» AVAILABLE DATA
** begin **
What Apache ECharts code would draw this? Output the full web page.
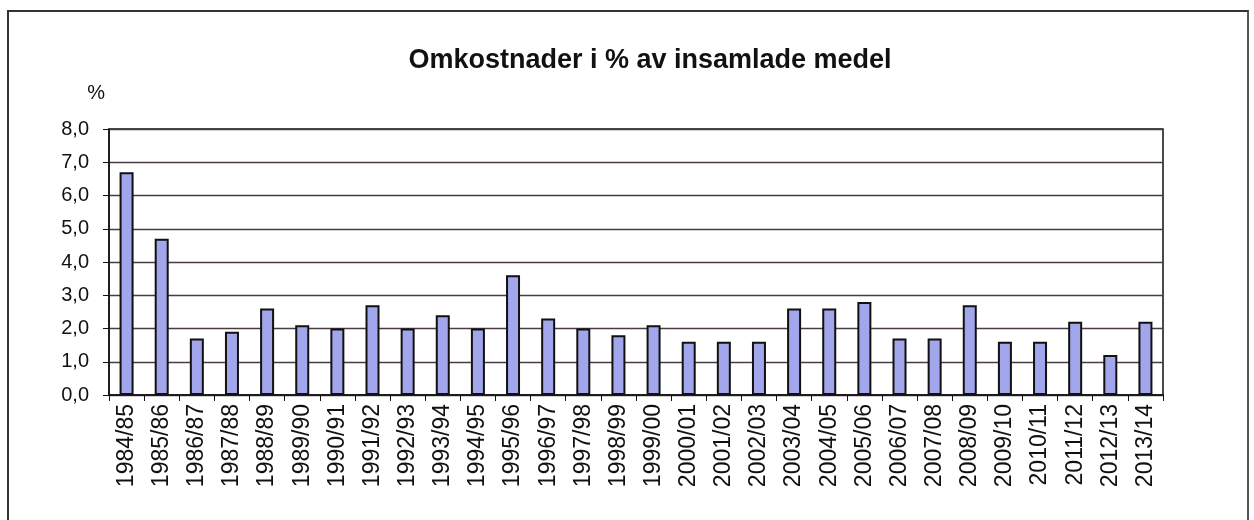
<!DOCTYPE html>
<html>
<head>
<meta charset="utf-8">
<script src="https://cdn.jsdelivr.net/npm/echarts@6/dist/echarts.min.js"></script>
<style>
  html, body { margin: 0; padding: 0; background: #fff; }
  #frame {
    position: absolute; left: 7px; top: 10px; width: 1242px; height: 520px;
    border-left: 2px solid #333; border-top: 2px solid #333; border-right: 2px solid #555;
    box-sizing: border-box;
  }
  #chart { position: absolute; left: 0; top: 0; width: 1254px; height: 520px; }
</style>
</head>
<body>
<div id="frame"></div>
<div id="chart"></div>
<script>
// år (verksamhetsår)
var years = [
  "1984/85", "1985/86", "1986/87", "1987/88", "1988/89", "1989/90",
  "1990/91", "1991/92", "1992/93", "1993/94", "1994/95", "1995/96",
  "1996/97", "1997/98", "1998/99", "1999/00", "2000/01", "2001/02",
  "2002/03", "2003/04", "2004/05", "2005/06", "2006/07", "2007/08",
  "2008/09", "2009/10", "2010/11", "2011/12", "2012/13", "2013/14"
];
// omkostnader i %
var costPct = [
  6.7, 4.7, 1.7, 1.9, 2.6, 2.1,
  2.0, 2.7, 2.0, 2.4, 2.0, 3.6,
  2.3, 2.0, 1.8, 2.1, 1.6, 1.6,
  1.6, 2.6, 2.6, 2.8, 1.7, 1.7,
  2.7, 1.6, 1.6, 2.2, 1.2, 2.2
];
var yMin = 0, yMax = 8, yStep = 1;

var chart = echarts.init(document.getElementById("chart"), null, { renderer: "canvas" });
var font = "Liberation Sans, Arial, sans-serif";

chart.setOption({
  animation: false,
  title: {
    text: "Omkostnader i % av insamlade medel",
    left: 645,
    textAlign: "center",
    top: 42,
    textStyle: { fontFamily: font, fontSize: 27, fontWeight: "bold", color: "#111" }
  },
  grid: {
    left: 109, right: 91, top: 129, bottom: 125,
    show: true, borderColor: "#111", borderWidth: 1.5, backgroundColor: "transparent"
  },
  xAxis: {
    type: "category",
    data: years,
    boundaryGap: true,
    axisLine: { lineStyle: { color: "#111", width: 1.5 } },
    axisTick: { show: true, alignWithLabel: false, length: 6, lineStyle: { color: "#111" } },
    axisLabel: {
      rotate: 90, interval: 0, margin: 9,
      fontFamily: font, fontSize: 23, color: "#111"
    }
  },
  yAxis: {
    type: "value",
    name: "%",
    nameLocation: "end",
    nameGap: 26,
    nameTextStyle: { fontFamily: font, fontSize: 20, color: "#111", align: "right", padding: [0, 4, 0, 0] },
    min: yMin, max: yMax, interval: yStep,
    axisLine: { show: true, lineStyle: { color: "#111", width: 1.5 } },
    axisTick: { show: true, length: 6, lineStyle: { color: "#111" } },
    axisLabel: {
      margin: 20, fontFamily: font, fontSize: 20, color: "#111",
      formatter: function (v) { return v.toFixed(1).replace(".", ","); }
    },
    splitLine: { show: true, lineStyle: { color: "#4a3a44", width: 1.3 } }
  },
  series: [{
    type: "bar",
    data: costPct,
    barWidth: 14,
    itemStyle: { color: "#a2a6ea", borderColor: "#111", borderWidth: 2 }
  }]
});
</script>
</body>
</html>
** end **
» SET TASK
Pictures excluded, quote all the data above exactly.

» RESULT
What Apache ECharts code would draw this? Output the full web page.
<!DOCTYPE html>
<html>
<head>
<meta charset="utf-8">
<script src="https://cdn.jsdelivr.net/npm/echarts@6/dist/echarts.min.js"></script>
<style>
  html, body { margin: 0; padding: 0; background: #fff; }
  #frame {
    position: absolute; left: 7px; top: 10px; width: 1242px; height: 520px;
    border-left: 2px solid #333; border-top: 2px solid #333; border-right: 2px solid #555;
    box-sizing: border-box;
  }
  #chart { position: absolute; left: 0; top: 0; width: 1254px; height: 520px; }
</style>
</head>
<body>
<div id="frame"></div>
<div id="chart"></div>
<script>
// år (verksamhetsår)
var years = [
  "1984/85", "1985/86", "1986/87", "1987/88", "1988/89", "1989/90",
  "1990/91", "1991/92", "1992/93", "1993/94", "1994/95", "1995/96",
  "1996/97", "1997/98", "1998/99", "1999/00", "2000/01", "2001/02",
  "2002/03", "2003/04", "2004/05", "2005/06", "2006/07", "2007/08",
  "2008/09", "2009/10", "2010/11", "2011/12", "2012/13", "2013/14"
];
// omkostnader i %
var costPct = [
  6.7, 4.7, 1.7, 1.9, 2.6, 2.1,
  2.0, 2.7, 2.0, 2.4, 2.0, 3.6,
  2.3, 2.0, 1.8, 2.1, 1.6, 1.6,
  1.6, 2.6, 2.6, 2.8, 1.7, 1.7,
  2.7, 1.6, 1.6, 2.2, 1.2, 2.2
];
var yMin = 0, yMax = 8, yStep = 1;

var chart = echarts.init(document.getElementById("chart"), null, { renderer: "canvas" });
var font = "Liberation Sans, Arial, sans-serif";

chart.setOption({
  animation: false,
  title: {
    text: "Omkostnader i % av insamlade medel",
    left: 645,
    textAlign: "center",
    top: 42,
    textStyle: { fontFamily: font, fontSize: 27, fontWeight: "bold", color: "#111" }
  },
  grid: {
    left: 109, right: 91, top: 129, bottom: 125,
    show: true, borderColor: "#111", borderWidth: 1.5, backgroundColor: "transparent"
  },
  xAxis: {
    type: "category",
    data: years,
    boundaryGap: true,
    axisLine: { lineStyle: { color: "#111", width: 1.5 } },
    axisTick: { show: true, alignWithLabel: false, length: 6, lineStyle: { color: "#111" } },
    axisLabel: {
      rotate: 90, interval: 0, margin: 9,
      fontFamily: font, fontSize: 23, color: "#111"
    }
  },
  yAxis: {
    type: "value",
    name: "%",
    nameLocation: "end",
    nameGap: 26,
    nameTextStyle: { fontFamily: font, fontSize: 20, color: "#111", align: "right", padding: [0, 4, 0, 0] },
    min: yMin, max: yMax, interval: yStep,
    axisLine: { show: true, lineStyle: { color: "#111", width: 1.5 } },
    axisTick: { show: true, length: 6, lineStyle: { color: "#111" } },
    axisLabel: {
      margin: 20, fontFamily: font, fontSize: 20, color: "#111",
      formatter: function (v) { return v.toFixed(1).replace(".", ","); }
    },
    splitLine: { show: true, lineStyle: { color: "#4a3a44", width: 1.3 } }
  },
  series: [{
    type: "bar",
    data: costPct,
    barWidth: 14,
    itemStyle: { color: "#a2a6ea", borderColor: "#111", borderWidth: 2 }
  }]
});
</script>
</body>
</html>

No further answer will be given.